MissTolochin's blog

By MissTolochin, history, 5 years ago, translation, In English

Today I tried to solve this problem (https://codeforces.me/gym/102069/problem/J).

There are two strings s, t. Given q queries. Each request must be answered how many times the string s[l1..r1] lies on the segment t[l2..r2] (l1, r1,l2, r2 we read in each request).

It seems to be obvious that in this case, you can use a suffix array, and then use the bin.search for all the necessary sub-sections (and for O (the length of the string to be found), check whether this sub-section is suitable), then use the segment tree to calculate the answer. However, this takes place in the first two subgroups (takes 25 points). There is one problem, it is that there is no guarantee that the sum of all the substrings that we have to check will not exceed any constant (for example, the length of the string). This means that you need to optimize the binary search (that is, find the desired sub-sections for a constant less than O(the length of the string to be found)). What data structure can be used to do this?
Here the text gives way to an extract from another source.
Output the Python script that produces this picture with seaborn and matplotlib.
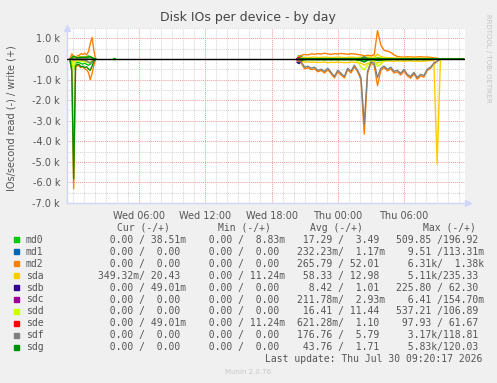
import numpy as np
import pandas as pd
import matplotlib
matplotlib.use("Agg")
import matplotlib.pyplot as plt
import seaborn as sns

# ---------------- data ----------------
devices = ["md0", "md1", "md2", "sda", "sdb", "sdc", "sdd", "sde", "sdf", "sdg"]
colors = ["#00CC00", "#0066B3", "#FF8000", "#FFCC00", "#330099",
          "#990099", "#CCFF00", "#FF0000", "#808080", "#008F00"]

# hours since Wed 00:00
t_seg1 = [-0.25, -0.083, 0.083, 0.25, 0.417, 0.583, 0.75, 0.917, 1.083,
          1.25, 1.417, 1.583, 1.75, 1.917, 2.083]
t_seg2 = [20.4, 20.7, 21.0, 21.3, 21.6, 21.9, 22.2, 22.5, 22.8, 23.1,
          23.4, 23.7, 24.0, 24.3, 24.6, 24.9, 25.2, 25.5, 25.8, 26.1,
          26.4, 26.7, 27.0, 27.3, 27.6, 27.9, 28.2, 28.5, 28.8, 29.1,
          29.4, 29.7, 30.0, 30.3, 30.6, 30.9, 31.2, 31.5, 31.8, 32.1,
          32.4, 32.7, 33.0, 33.3, 33.6, 33.9, 34.2, 34.5, 34.8, 35.1, 35.4]

# segment 1 (write / read, IOs per second)
md0_w1 = [20, 80, 150, 100, 60, 90, 120, 100, 80, 110, 150, 120, 60, 20, 0]
md0_r1 = [30, 150, 510, 200, 150, 180, 220, 250, 200, 260, 300, 250, 150, 50, 0]
md2_w1 = [0, 250, 120, 80, 150, 180, 260, 220, 280, 200, 350, 750, 1050, 400, 0]
md2_r1 = [100, 500, 6310, 450, 300, 350, 420, 380, 480, 520, 650, 1000, 700, 300, 0]
sda_w1 = [10, 60, 100, 120, 80, 90, 100, 80, 110, 90, 100, 120, 80, 30, 0]
sda_r1 = [10, 80, 150, 120, 60, 80, 100, 90, 120, 80, 150, 200, 100, 40, 0]
sdd_w1 = [0, 40, 80, 60, 50, 60, 70, 50, 60, 50, 70, 100, 60, 20, 0]
sdd_r1 = [0, 60, 537, 100, 80, 90, 100, 120, 150, 120, 180, 150, 80, 30, 0]
sdf_w1 = [0, 10, 20, 10, 10, 10, 20, 10, 20, 30, 40, 50, 30, 10, 0]
sdf_r1 = [0, 20, 50, 30, 20, 30, 40, 50, 60, 100, 150, 200, 120, 40, 0]
sdg_w1 = [10, 60, 120, 90, 60, 70, 80, 70, 90, 80, 100, 110, 70, 20, 0]
sdg_r1 = [40, 600, 5830, 350, 250, 280, 380, 350, 420, 380, 480, 550, 350, 100, 0]

# segment 2
md0_w2 = [150, 120, 10, 8, 10, 8, 10, 8, 10, 8, 10, 8, 10, 8, 10, 8, 10, 8, 10, 12,
          15, 10, 8, 10, 20, 15, 10, 8, 10, 8, 10, 8, 10, 8, 10, 8, 10, 8, 10, 8,
          8, 5, 0, 0, 0, 0, 0, 0, 0, 0, 0]
md0_r2 = [200, 100, 20, 10, 15, 10, 15, 10, 15, 10, 15, 10, 15, 10, 15, 10, 15, 10, 20, 40,
          60, 30, 15, 10, 50, 30, 15, 10, 15, 10, 15, 10, 15, 10, 15, 10, 15, 10, 15, 10,
          10, 5, 0, 0, 0, 0, 0, 0, 0, 0, 0]
md2_w2 = [100, 180, 220, 200, 250, 230, 260, 240, 280, 250, 220, 260, 240, 270, 250, 230, 260, 240, 220, 200,
          150, 180, 160, 200, 1380, 680, 420, 380, 320, 200, 120, 100, 90, 110, 100, 90, 100, 110, 90, 100,
          80, 60, 40, 0, 0, 0, 0, 0, 0, 0, 0]
md2_r2 = [80, 200, 480, 420, 520, 480, 620, 560, 680, 520, 720, 920, 620, 780, 920, 520, 680, 380, 620, 1000,
          3650, 700, 200, 300, 1300, 550, 420, 580, 480, 680, 620, 780, 580, 820, 930, 720, 980, 820, 880, 560,
          450, 250, 120, 0, 0, 0, 0, 0, 0, 0, 0]
sda_w2 = [20, 60, 80, 70, 80, 90, 70, 80, 90, 80, 70, 80, 90, 80, 70, 80, 90, 80, 70, 90,
          100, 80, 90, 80, 235, 120, 80, 70, 60, 50, 40, 50, 40, 50, 40, 30, 40, 30, 40, 30,
          30, 25, 20, 20, 20, 20, 20, 20, 20, 20, 20]
sda_r2 = [30, 120, 150, 140, 160, 150, 170, 160, 150, 180, 160, 170, 150, 160, 180, 170, 150, 160, 180, 200,
          300, 200, 150, 120, 200, 150, 100, 90, 100, 110, 90, 100, 120, 100, 90, 110, 100, 120, 100, 90,
          80, 60, 5110, 0, 0, 0, 0, 0, 0, 0, 0]
sdd_w2 = [0, 20, 30, 25, 30, 25, 30, 25, 30, 25, 30, 25, 30, 25, 30, 25, 30, 30, 40, 60,
          107, 60, 40, 30, 80, 60, 30, 25, 20, 20, 20, 20, 20, 20, 20, 20, 20, 20, 20, 20,
          20, 10, 0, 0, 0, 0, 0, 0, 0, 0, 0]
sdd_r2 = [0, 20, 30, 20, 30, 20, 30, 20, 30, 20, 30, 20, 30, 20, 30, 20, 30, 40, 100, 400,
          530, 300, 100, 60, 350, 250, 80, 40, 30, 20, 30, 20, 30, 20, 30, 20, 30, 20, 30, 20,
          20, 10, 0, 0, 0, 0, 0, 0, 0, 0, 0]
sdf_w2 = [5, 10, 8, 10, 8, 10, 8, 10, 8, 10, 8, 10, 8, 10, 8, 10, 8, 10, 8, 20,
          119, 20, 10, 8, 30, 15, 10, 8, 10, 8, 10, 8, 10, 8, 10, 8, 10, 8, 10, 8,
          8, 5, 0, 0, 0, 0, 0, 0, 0, 0, 0]
sdf_r2 = [50, 150, 400, 350, 450, 400, 550, 500, 600, 450, 650, 850, 550, 700, 850, 450, 600, 300, 550, 900,
          3170, 600, 150, 200, 900, 450, 350, 500, 400, 600, 550, 700, 500, 750, 850, 650, 900, 750, 800, 500,
          400, 200, 100, 0, 0, 0, 0, 0, 0, 0, 0]
sdg_w2 = [5, 15, 20, 15, 20, 15, 20, 15, 20, 15, 20, 15, 20, 15, 20, 15, 20, 15, 20, 25,
          40, 25, 20, 15, 30, 20, 15, 10, 15, 10, 15, 10, 15, 10, 15, 10, 15, 10, 15, 10,
          10, 5, 0, 0, 0, 0, 0, 0, 0, 0, 0]
sdg_r2 = [0, 30, 40, 30, 40, 30, 40, 30, 40, 30, 40, 30, 40, 30, 40, 30, 40, 30, 50, 80,
          150, 60, 40, 30, 80, 60, 40, 30, 30, 20, 30, 20, 30, 20, 30, 20, 30, 20, 30, 20,
          20, 10, 0, 0, 0, 0, 0, 0, 0, 0, 0]

# short bursts of the quiet devices
md0_t3 = [3.65, 3.85]
md0_w3 = [40, 40]
md0_r3 = [0, 0]
md1_t = [20.3, 20.5, 20.7, 20.9]
md1_w = [0.1, 0.11, 0.05, 0]
md1_r = [5, 9.51, 2, 0]
sdb_t = [20.3, 20.5, 20.7, 20.9]
sdb_w = [20, 62, 10, 0]
sdb_r = [150, 225, 60, 0]
sdc_t = [20.3, 20.5, 20.7, 20.9]
sdc_w = [0.1, 0.15, 0.05, 0]
sdc_r = [3, 6.41, 1, 0]
sde_t = [20.3, 20.5, 20.7, 20.9]
sde_w = [30, 62, 20, 0]
sde_r = [60, 98, 40, 0]

# legend table
cur_txt = ["  0.00 / 38.51m", "  0.00 /  0.00 ", "  0.00 /  0.00 ", "349.32m/ 20.43 ",
           "  0.00 / 49.01m", "  0.00 /  0.00 ", "  0.00 /  0.00 ", "  0.00 / 49.01m",
           "  0.00 /  0.00 ", "  0.00 /  0.00 "]
min_txt = ["  0.00 /  8.83m", "  0.00 /  0.00 ", "  0.00 /  0.00 ", "  0.00 / 11.24m",
           "  0.00 /  0.00 ", "  0.00 /  0.00 ", "  0.00 /  0.00 ", "  0.00 / 11.24m",
           "  0.00 /  0.00 ", "  0.00 /  0.00 "]
avg_txt = [" 17.29 /  3.49 ", "232.23m/  1.17m", "265.79 / 52.01 ", " 58.33 / 12.98 ",
           "  8.42 /  1.01 ", "211.78m/  2.93m", " 16.41 / 11.44 ", "621.28m/  1.10 ",
           "176.76 /  5.79 ", " 43.76 /  1.71 "]
max_txt = ["509.85 /196.92 ", "  9.51 /113.31m", "  6.31k/  1.38k", "  5.11k/235.33 ",
           "225.80 / 62.30 ", "  6.41 /154.70m", "537.21 /106.89 ", " 97.93 / 61.67 ",
           "  3.17k/118.81 ", "  5.83k/120.03 "]
headers = ["Cur (-/+)", "Min (-/+)", "Avg (-/+)", "Max (-/+)"]
x_tick_hours = [6, 12, 18, 24, 30]
x_tick_labels = ["Wed 06:00", "Wed 12:00", "Wed 18:00", "Thu 00:00", "Thu 06:00"]
y_ticks = [1000, 0, -1000, -2000, -3000, -4000, -5000, -6000, -7000]
y_tick_labels = ["1.0 k", "0.0", "-1.0 k", "-2.0 k", "-3.0 k", "-4.0 k", "-5.0 k", "-6.0 k", "-7.0 k"]

# ---------------- build long table ----------------
rows = []
def add(dev, times, w, r, seg):
    assert len(times) == len(w) == len(r), (dev, seg)
    for t, a, b in zip(times, w, r):
        rows.append((dev, "w" + seg, t, a))
    for t, a, b in zip(times, w, r):
        rows.append((dev, "r" + seg, t, -b))

g = globals()
for d in ["md0", "md2", "sda", "sdd", "sdf", "sdg"]:
    add(d, t_seg1, g[d + "_w1"], g[d + "_r1"], "1")
    add(d, t_seg2, g[d + "_w2"], g[d + "_r2"], "2")
add("md0", md0_t3, md0_w3, md0_r3, "3")
add("md1", md1_t, md1_w, md1_r, "2")
add("sdb", sdb_t, sdb_w, sdb_r, "2")
add("sdc", sdc_t, sdc_w, sdc_r, "2")
add("sde", sde_t, sde_w, sde_r, "2")
df = pd.DataFrame(rows, columns=["device", "unit", "hour", "value"])

# ---------------- figure ----------------
W, H = 497, 383
BG = "#F0F0F0"
TXT = "#555555"
fig = plt.figure(figsize=(W / 100, H / 100), dpi=100, facecolor=BG)
sns.set_style("white")
plt.rcParams["font.family"] = ["DejaVu Sans"]

x0_px, x1_px, ytop_px, ybot_px = 67, 465, 28, 203
ax = fig.add_axes([x0_px / W, 1 - ybot_px / H, (x1_px - x0_px) / W, (ybot_px - ytop_px) / H])
ax.set_facecolor("white")

px_per_h = 265 / 24.0
xmin = 6 - (139 - x0_px) / px_per_h
xmax = xmin + (x1_px - x0_px) / px_per_h
ymin, ymax = -7000, 1507
ax.set_xlim(xmin, xmax)
ax.set_ylim(ymin, ymax)

# grid
dot = (0, (1, 1))
for h in np.arange(0, 36, 1):
    if h in x_tick_hours:
        continue
    ax.axvline(h, color="#D6D6D6", lw=0.75, ls=dot, zorder=0)
for v in np.arange(-6500, 1600, 1000):
    ax.axhline(v, color="#D6D6D6", lw=0.75, ls=dot, zorder=0)
for h in x_tick_hours:
    ax.axvline(h, color="#F2A0A0", lw=0.75, ls=dot, zorder=0.5)
for v in y_ticks:
    ax.axhline(v, color="#F2A0A0", lw=0.75, ls=dot, zorder=0.5)

sns.lineplot(data=df, x="hour", y="value", hue="device", units="unit",
             estimator=None, sort=False, hue_order=devices,
             palette=dict(zip(devices, colors)), linewidth=1.0,
             legend=False, ax=ax, zorder=2)

ax.axhline(0, color="black", lw=1.0, zorder=3)

# axes styling
for s in ["top", "right"]:
    ax.spines[s].set_visible(False)
AX = "#CFD6F8"
for s in ["left", "bottom"]:
    ax.spines[s].set_color(AX)
    ax.spines[s].set_linewidth(1.0)
ax.set_xlabel("")
ax.set_ylabel("")
ax.set_xticks(x_tick_hours)
ax.set_xticklabels(x_tick_labels)
ax.set_yticks(y_ticks)
ax.set_yticklabels(y_tick_labels)
ax.tick_params(axis="both", length=2, width=0.8, color=AX, labelsize=7,
               labelcolor=TXT, pad=3)
ax.tick_params(axis="x", pad=4)

# arrows
ax.plot([xmin], [ymax], marker="^", ms=4.5, color=AX, clip_on=False,
        transform=ax.transData, zorder=5)
ax.plot([xmax + 0.25], [ymin], marker=">", ms=4.5, color=AX, clip_on=False, zorder=5)

# texts
fig.text(248 / W, 1 - 18 / H, "Disk IOs per device - by day", ha="center", va="center",
         fontsize=9, color="#444444")
fig.text(12 / W, 1 - 118 / H, "IOs/second read (-) / write (+)", rotation=90,
         ha="center", va="center", fontsize=7, color=TXT)
fig.text(488 / W, 1 - 58 / H, "RRDTOOL / TOBI OETIKER", rotation=-90, ha="center",
         va="center", fontsize=5, color="#C4C4C4")

mono = "DejaVu Sans Mono"
fs = 7
header_x = [116.7, 218, 310, 422.7]
for hx, ht in zip(header_x, headers):
    fig.text(hx / W, 1 - 228 / H, ht, ha="left", va="center", family=mono,
             fontsize=fs, color=TXT)
cell_x = [97.7, 197.4, 296.7, 395.7]
row_y0, row_dy = 239.7, 11.96
for i, d in enumerate(devices):
    y = 1 - (row_y0 + i * row_dy) / H
    fig.patches.append(plt.Rectangle((13.5 / W, y - 2.6 / H), 5 / W, 5 / H,
                                     transform=fig.transFigure, color=colors[i],
                                     figure=fig))
    fig.text(26 / W, y, d, ha="left", va="center", family=mono, fontsize=fs, color=TXT)
    for cx, col in zip(cell_x, [cur_txt, min_txt, avg_txt, max_txt]):
        fig.text(cx / W, y, col[i], ha="left", va="center", family=mono,
                 fontsize=fs, color=TXT)
fig.text(482.5 / W, 1 - 359.3 / H, "Last update: Thu Jul 30 09:20:17 2026", ha="right",
         va="center", family=mono, fontsize=fs, color=TXT)
fig.text(248 / W, 1 - 372.3 / H, "Munin 2.0.76", ha="center", va="center",
         fontsize=5, color="#C8C8C8")

fig.savefig("out.png", dpi=100, facecolor=BG)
P.S: I was able to optimize my solution (in binary search, you can do a check using another binary search, checking whether this sub-section is suitable, using hashes). But it still takes only 60 points (passes only if the length of string does not exceed 100,000). What else can be optimized?

  • Vote: I like it
  • +29
  • Vote: I do not like it

| Write comment?
»
5 years ago, # |
  Vote: I like it 0 Vote: I do not like it

If you preprocess the lcp array on the suffix array, you can get lcp of two suffixes in O(1) as it is just RMQ, which can be achieved with sparse table. Now you have lcp of any two substrings in O(1), so comparing any two substrings lexicographicly is also in O(1), what leads to binsearch in just O(logn), not including the length of substring in the complexity.

More details

»
5 years ago, # |
Rev. 5   Vote: I like it +5 Vote: I do not like it

I solved it with a different approach.

Concatenate the two string with a diameter in between (S $ T) and build both suffix array and LCP array. Now for each query, find the range in the suffix array which contain the the substring from S, this can be done with binary search and sparse table.

After you find such range for each query, the answer for that query is the number of indices in its range that have values between [L, R-len+1], where L and R are represent the range from T for that query, and len is the length of the substring we're counting.

To count those values, you can either build a segment tree with each node being a sorted vector, and do a binary search on it ( O(n*log^2(n) + m*log^2(n), probably won't get 100 score), or you can process the queries offline. the answer for some query with corresponding range [a, b] in the suffix array, is :

Ans = (Number of values >= L in [a,b]) + (Number of values <= R-len+1 in [a,b]) — ( Length of [a,b] )

So, you can update values from 0 to |S|+|T| in order and find the (Number of values >= L), and similarly for the (Number of values <= R-len+1)

My Submission

P.S: I'm using an O(n) suffix array algorithm, and its code is just unreadable XD.

  • »
    »
    5 years ago, # ^ |
      Vote: I like it +14 Vote: I do not like it

    When will you drop your next album?

    • »
      »
      »
      5 years ago, # ^ |
        Vote: I like it +16 Vote: I do not like it

      Tss, he can't hear you

      • »
        »
        »
        »
        5 years ago, # ^ |
          Vote: I like it +4 Vote: I do not like it

        Er kann lesen. Wann wirst du dein nächstes Album fallen lassen?

      • »
        »
        »
        »
        5 years ago, # ^ |
          Vote: I like it +8 Vote: I do not like it

        But I've been waiting for near 2 centuries... QAQ

    • »
      »
      »
      5 years ago, # ^ |
        Vote: I like it +7 Vote: I do not like it

      I'm retired now XD. Solving problems turned out to be my passion after all.